On the other hand, if simulations of TOM really do outnumber unsimulated TOM, then it is rational for TOM to make decisions on that basis! There’s no special safeguard against it. All you can do is try to provide evidence that you, not EGBERT, made TOM…
- Lorec Sep 16, 2024, 2:38 AM
  2 points
  0
  Parent
  Do you want to fully double-crux this? If so, do you one-box?
  - Mitchell_Porter Sep 16, 2024, 3:24 AM
    3 points
    0
    Parent
    My problem is with situations where we are supposedly interacting with a “distant superintelligence”. How do you know it exists, how do you know what it wants, how do you justify allowing it to affect your decisions, how do you justify allowing one particular hypothetical “distant” entity to affect you rather than any of the googolplex other possible entities with their own different agendas?
    
    Newcomb’s paradox, by contrast, doesn’t require so many leaps of faith. All that’s required is believing that Omega can predict you accurately, something which can be a reasonable belief under certain circumstances (e.g. if you are a program and Omega has a copy of you).
    
    I am interested in the idea that one-boxing can actually be obtained via causal decision theory after all, but that is independent of my criticisms of these more ambitious acausal scenarios.
    - Lorec Sep 16, 2024, 10:57 AM
      1 point
      0
      Parent
      How would you know that you were a program and Omega had a copy of you? If you knew that, how would you know that you weren’t that copy?
      - Mitchell_Porter Sep 16, 2024, 5:59 PM
        2 points
        0
        Parent
        In this case, how things are known is kind of a technical detail. The main point is that programs can be copied, and you can use the copy to predict the behavior of the original, and this is therefore a situation in which “acausal” reasoning can make sense.

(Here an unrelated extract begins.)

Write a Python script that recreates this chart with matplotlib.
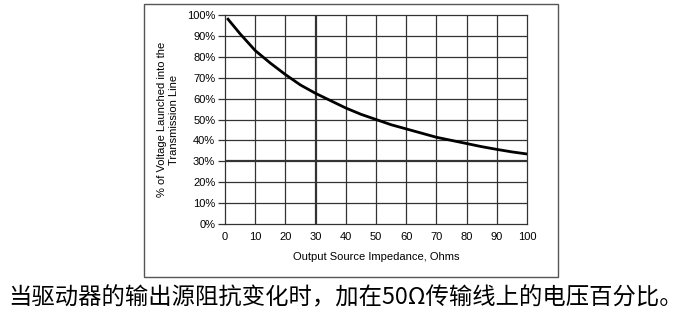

        The “technical detail” pertains to what it even means for a program to believe or know something. There will be some kind of minimal capacity to represent facts, that is required for the program to reason its way to one-boxing. The greater the demands we make of its cognitive process—e.g. by reducing the number of facts about its situation, that we allow it to just assume in advance—the greater the cognitive complexity it must possess.
        Incidentally, when I said “if you are a program...”, I didn’t mean a being who feels human and is having humanlike experiences, but is actually a program. I just meant a computer program that represents facts and makes decisions.
        Anyway—do you have any answers for my questions? For example, how do you figure out what the distant superintelligence wants you to do?
        Lorec Sep 16, 2024, 6:33 PM
        1 point
        0
        Parent
        If a human being doesn’t automatically qualify as a program to you, then we are having a much deeper disagreement than I anticipated. I doubt we can go any further until we reach agreement on whether all human beings are programs.
        
        My attempt to answer the question you just restated anyway:
        
        The idea is that you would figure out what the distant superintelligence wanted you to do the same way you would figure out what another human being who wasn’t being verbally straight with you, wanted you to do: by picking up on its hints.
        
        Of course this prototypically goes disastrously. Hence the vast cross-cultural literature warning against bargaining with demons and ~0 stories depicting it going well. So you should not actually do it.
        Mitchell_Porter Sep 16, 2024, 8:21 PM
        3 points
        1
        Parent
        by picking up on its hints
        Does this mean, assume you’re in a simulation, and look for messages from the simulators?
        Because that seems to be a scenario different from acausal blackmail. In acausal blackmail, the recipient of the blackmail is supposed to start out thinking they are here on Earth, then they hypothesize a distant superintelligence which is simulating an exact duplicate of themselves as a hostage, then they decide that they can’t know if they are the original on Earth or the duplicate, and then carry out certain actions just in case they are the hostage (or, for the sake of the hostage, since the hostage presumably carries out the same actions as the Earth original).
        Now, the original on Earth absolutely cannot receive messages or “hints” from the distant superintelligence. They are causally isolated from it. Yet the simulated hostage is supposed to be identical. That means the hostage can’t be receiving hints either.
        On the other hand, if you are receiving hints (and not just imagining them), then you are definitely in a simulation, and your situation is simply that you are a simulated being at the mercy of simulators. There’s no ambiguity about your status, and acausal decision theory is not relevant.
        Lorec Sep 17, 2024, 1:31 PM
        1 point
        0
        Parent
        Is Bostrom’s original Simulation Hypothesis, the version involving ancestor-simulations, unconvincing to you? If you have decided to implement an epistemic exclusion in yourself with respect to the question of whether we are in a simulation, it is not my business to interfere with that. But we do, for predictive purposes, have to think about the fact that Bostrom’s Simulation Hypothesis and other arguments in that vein will probably not be entirely unconvincing [by default] to any ASIs we build, given that they are not entirely unconvincing to the majority of the intelligent human population.
        Mitchell_Porter Sep 17, 2024, 6:49 PM
        2 points
        0
        Parent
        I am not in any way excluding the possibility of being in a simulation. I am only saying that one particular scenario that involves simulation does not make sense to me. I am asking for some way in which “acausal blackmail by a distant superintelligence” can make sense—can be rational as a belief or an action.
        As I see it, by definition of the scenario, the “blackmailer” cannot communicate with the simulated entity. But then the simulated entity—to say nothing of the original, who is supposed to be the ultimate target of the blackmail—has no way of knowing what the blackmailer wants.